Содержание стихотворения — разрыв культурных традиций и конец ис­тории (как в «Веке», 1922, и «1 января 1924»). Развитие темы по 8 строфам: (I) В стволах леса мы видим будущие корабли, (II) в кораблях — бывший лес. Это естественная преемственность, но она нарушена. (III) Трудную песню (IV) спасает от забвения имя прославляемого адресата, но у нынешней песни адресат лишь грядущий и неведомый (ср. «О собеседнике», 1913). (V) Стихии слились в хаос «воздух — вода — земля», он вспахивается поэзией (ср. «Слово и культура», 1921), но слишком часто, чтобы из него что-то могло взойти (ср. «Выпад», 1924). (VI) Золотая эра прошлого отзвенела (ср. «Заметки о Шенье», 1922?, и «Скрябин и христианство», 1916—1917?), вместо голоса остались лишь очертания губ, которым больше нечего сказать. (VII) Так от бега коня остается подкова, она приносит счастье, но сама уже ничто. (VIII) Так и я, поэт, — лишь след прошлого, как старинная монета, которой можно любоваться, но на которую ничего нельзя купить.

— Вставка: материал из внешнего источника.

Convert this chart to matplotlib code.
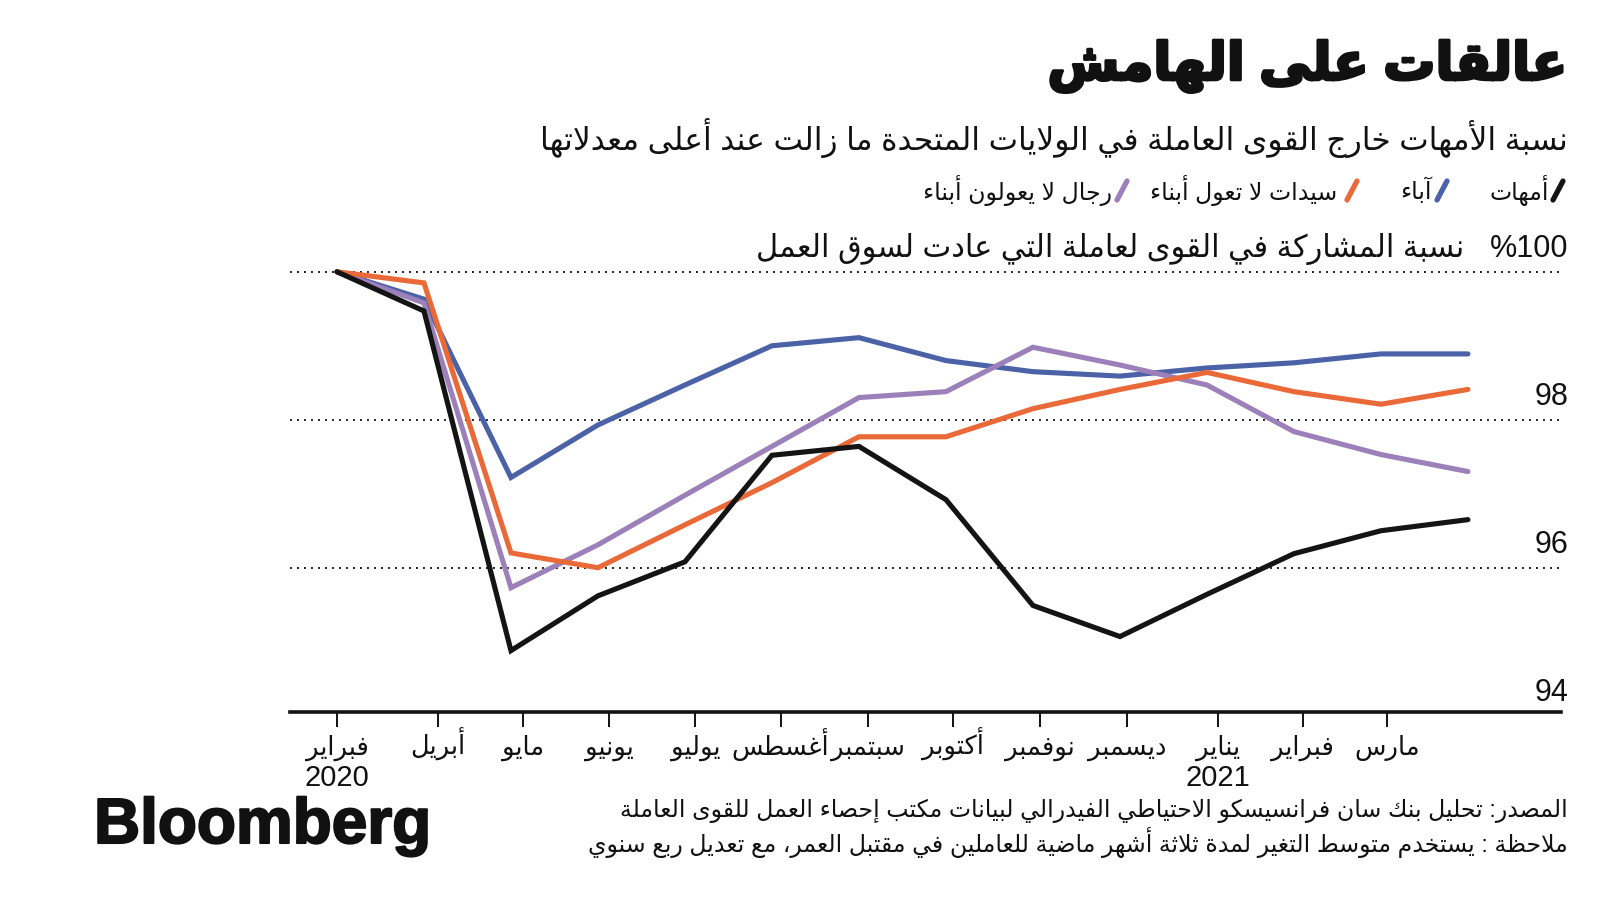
import re
import matplotlib
matplotlib.use('Agg')
import matplotlib.pyplot as plt
import matplotlib.patheffects as pe
from matplotlib.lines import Line2D
from matplotlib.transforms import blended_transform_factory

# ---- data ----
months = ['فبراير', 'أبريل', 'مايو', 'يونيو', 'يوليو', 'أغسطس', 'سبتمبر',
          'أكتوبر', 'نوفمبر', 'ديسمبر', 'يناير', 'فبراير', 'مارس']
years = ['2020', '', '', '', '', '', '', '', '', '', '2021', '', '']
tick_pos = [0, 1.16, 2.14, 3.13, 4.12, 5.1, 6.1, 7.08, 8.08, 9.08, 10.13, 11.1, 12.07]

mothers = [100, 99.47, 94.88, 95.62, 96.08, 97.52, 97.64, 96.92, 95.49, 95.07, 95.64, 96.19, 96.50, 96.65]
fathers = [100, 99.63, 97.22, 97.93, 98.47, 99.0, 99.11, 98.80, 98.65, 98.59, 98.70, 98.77, 98.89, 98.89]
women_nokids = [100, 99.85, 96.20, 96.0, 96.58, 97.15, 97.77, 97.77, 98.15, 98.41, 98.64, 98.38, 98.21, 98.41]
men_nokids = [100, 99.58, 95.73, 96.31, 96.98, 97.64, 98.30, 98.38, 98.98, 98.74, 98.47, 97.84, 97.53, 97.30]

title = 'عالقات على الهامش'
subtitle = 'نسبة الأمهات خارج القوى العاملة في الولايات المتحدة ما زالت عند أعلى معدلاتها'
axis_title = 'نسبة المشاركة في القوى لعاملة التي عادت لسوق العمل'
legend_names = ['أمهات', 'آباء', 'سيدات لا تعول أبناء', 'رجال لا يعولون أبناء']
source = 'المصدر: تحليل بنك سان فرانسيسكو الاحتياطي الفيدرالي لبيانات مكتب إحصاء العمل للقوى العاملة'
note = 'ملاحظة : يستخدم متوسط التغير لمدة ثلاثة أشهر ماضية للعاملين في مقتبل العمر، مع تعديل ربع سنوي'

colors = ['#141414', '#4b63a6', '#e96a38', '#9c80ba']

# ---- minimal arabic shaping (matplotlib has no RTL layout) ----
FORMS = {
    'ء': (0xFE80, 1), 'آ': (0xFE81, 2), 'أ': (0xFE83, 2), 'ؤ': (0xFE85, 2),
    'إ': (0xFE87, 2), 'ئ': (0xFE89, 4), 'ا': (0xFE8D, 2), 'ب': (0xFE8F, 4),
    'ة': (0xFE93, 2), 'ت': (0xFE95, 4), 'ث': (0xFE99, 4), 'ج': (0xFE9D, 4),
    'ح': (0xFEA1, 4), 'خ': (0xFEA5, 4), 'د': (0xFEA9, 2), 'ذ': (0xFEAB, 2),
    'ر': (0xFEAD, 2), 'ز': (0xFEAF, 2), 'س': (0xFEB1, 4), 'ش': (0xFEB5, 4),
    'ص': (0xFEB9, 4), 'ض': (0xFEBD, 4), 'ط': (0xFEC1, 4), 'ظ': (0xFEC5, 4),
    'ع': (0xFEC9, 4), 'غ': (0xFECD, 4), 'ف': (0xFED1, 4), 'ق': (0xFED5, 4),
    'ك': (0xFED9, 4), 'ل': (0xFEDD, 4), 'م': (0xFEE1, 4), 'ن': (0xFEE5, 4),
    'ه': (0xFEE9, 4), 'و': (0xFEED, 2), 'ى': (0xFEEF, 2), 'ي': (0xFEF1, 4),
}
LAM_ALEF = {'آ': 0xFEF5, 'أ': 0xFEF7, 'إ': 0xFEF9, 'ا': 0xFEFB}


def ar(text):
    units = []
    i = 0
    while i < len(text):
        c = text[i]
        if c == 'ل' and i + 1 < len(text) and text[i + 1] in LAM_ALEF:
            units.append((LAM_ALEF[text[i + 1]], 2))
            i += 2
        elif c in FORMS:
            units.append(FORMS[c])
            i += 1
        else:
            units.append((c, 0))
            i += 1
    out = []
    for k, (base, n) in enumerate(units):
        if n == 0:
            out.append(base)
            continue
        prev = k > 0 and units[k - 1][1] == 4
        nxt = k + 1 < len(units) and units[k + 1][1] >= 2
        if n == 4:
            if prev and nxt:
                off = 3
            elif nxt:
                off = 2
            elif prev:
                off = 1
            else:
                off = 0
        elif n == 2:
            off = 1 if prev else 0
        else:
            off = 0
        out.append(chr(base + off))
    vis = ''.join(out)[::-1]
    return re.sub(r'[0-9A-Za-z%.]+', lambda m: m.group(0)[::-1], vis)


plt.rcParams['font.family'] = ['Liberation Sans', 'DejaVu Sans']

W, H = 1600, 900
fig = plt.figure(figsize=(16, 9), dpi=100)


def fx(x):
    return x / W


def fy(y):
    return 1 - y / H


ax = fig.add_axes([fx(290), fy(712), fx(1561) - fx(290), fy(257) - fy(712)])
x = list(range(len(mothers)))
series = [fathers, men_nokids, women_nokids, mothers]
order_colors = [colors[1], colors[3], colors[2], colors[0]]
for s, c in zip(series, order_colors):
    ax.plot(x, s, color=c, lw=3.7, solid_capstyle='round', solid_joinstyle='miter')

ax.set_xlim(-0.54, 14.07)
ax.set_ylim(94.05, 100.2)
for v in [96, 98, 100]:
    ax.axhline(v, color='#222222', lw=1.4, ls=(0, (1, 2.6)), zorder=0)

for side in ['top', 'right', 'left']:
    ax.spines[side].set_visible(False)
ax.spines['bottom'].set_linewidth(2.6)
ax.spines['bottom'].set_color('#111111')
ax.set_yticks([])
ax.set_xticks(tick_pos)
ax.set_xticklabels([])
ax.tick_params(axis='x', length=11, width=1.4, color='#111111')

trx = blended_transform_factory(ax.transData, ax.transAxes)
for p, m, yr in zip(tick_pos, months, years):
    ax.annotate(ar(m), xy=(p, 0), xycoords=trx, xytext=(0, -43), textcoords='offset pixels',
                ha='center', va='baseline', fontsize=18.5, color='#111111', annotation_clip=False)
    if yr:
        ax.annotate(yr, xy=(p, 0), xycoords=trx, xytext=(0, -74), textcoords='offset pixels',
                    ha='center', va='baseline', fontsize=21, color='#111111', annotation_clip=False)

tr = blended_transform_factory(ax.transAxes, ax.transData)
for v in [94, 96, 98]:
    ax.annotate(str(v), xy=(1, v), xycoords=tr, xytext=(7, 15), textcoords='offset pixels',
                ha='right', va='baseline', fontsize=22, color='#111111', annotation_clip=False)
ax.annotate('%100', xy=(1, 100), xycoords=tr, xytext=(7, 15), textcoords='offset pixels',
            ha='right', va='baseline', fontsize=22, color='#111111', annotation_clip=False)
ax.annotate(ar(axis_title), xy=(1, 100), xycoords=tr, xytext=(-97, 15), textcoords='offset pixels',
            ha='right', va='baseline', fontsize=22, color='#111111', annotation_clip=False)

# titles
fig.text(fx(1568), fy(66), ar(title), ha='right', va='center', fontsize=37.5,
         fontweight='bold', color='#111111',
         path_effects=[pe.withStroke(linewidth=2.2, foreground='#111111')])
fig.text(fx(1568), fy(138), ar(subtitle), ha='right', va='center', fontsize=22.5, color='#111111')

# legend
slash_x = [1558, 1442, 1352, 1122]
text_right = [1549, 1432, 1337, 1112]
for name, c, sx, tx in zip(legend_names, colors, slash_x, text_right):
    fig.add_artist(Line2D([fx(sx - 5), fx(sx + 5)], [fy(200), fy(181)], color=c, lw=3.8,
                          solid_capstyle='round', transform=fig.transFigure))
    fig.text(fx(tx), fy(191), ar(name), ha='right', va='center', fontsize=17, color='#111111')

# footer
fig.text(fx(94), fy(826), 'Bloomberg', ha='left', va='center', fontsize=46,
         fontweight='bold', color='#111111',
         path_effects=[pe.withStroke(linewidth=1.5, foreground='#111111')])
fig.text(fx(1568), fy(811), ar(source), ha='right', va='center', fontsize=17, color='#111111')
fig.text(fx(1568), fy(843), ar(note), ha='right', va='center', fontsize=17, color='#111111')

fig.savefig('out.png', dpi=100, facecolor='white')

(I—II) Вступление: контрастная картина гармонической культуры, вырастающей из природы (эта тема станет сквозной у Мандельштама, начиная с «Грифельной оды»). В центре внимания — сосны как вертикальная связь между небом и морем (I), небом и землей (II); вокруг них — над морем воздух и ветер (ст. 7—8), над сушей «пресный ливень» (ст. 26), море описывается как суша («рытвины», «шероховатая поверхность», ст. 11, 14); а далее горизонтальное морское «пространство» (ст. 10). Это естественное сближение стихий контрастно (?) предвещает их смешение в стр. V. В культуре эти сосны превращаются сперва в вертикальные мачты, потом в горизонтальные доски, а мачты (метафорически) в «отвес», «прибор геометра» (ст. 8, 12) с его масонскими ассоциациями (мастер — не каменщик, а плотник, ст. 18—19; но ср. соседство «каменщика» и «корабельщика» в «Грифельной оде», ст. 57—58). Эта линейность контрастирует с дальнейшими образами сферы и шара в стр. V—VI. В стр. I (от природы к культуре) сосны превращаются в бесплотные математические и физические закономерности (ст. 12—13, ср. «мысль Чаадаева — строгий отвес к традиционному русскому мышлению» в статье 1914 г.); в стр. II (от культуры к природе) — наоборот, превращаются в одушевленные и психологизированные образы (ст. 24, 27: «забывая верхушками о корнях», «предлагая небу выме­нять»). Морские образы вступления перекликаются с колесничными обра­зами основной части, может быть, через подразумеваемый образ Посейдона, который был и богом моря, и покровителем конского спорта (Браун[7]). Концовка II строфы — «соль», к которой стремятся сосны, как знак сути и прочности («соль звезд» в стихах 1921 г.) и в то же время атрибут жертвоприношения («соль на топоре» в «Умывался ночью…») — в частности, жертвоприношения века («как ягненка», «Век», 1922).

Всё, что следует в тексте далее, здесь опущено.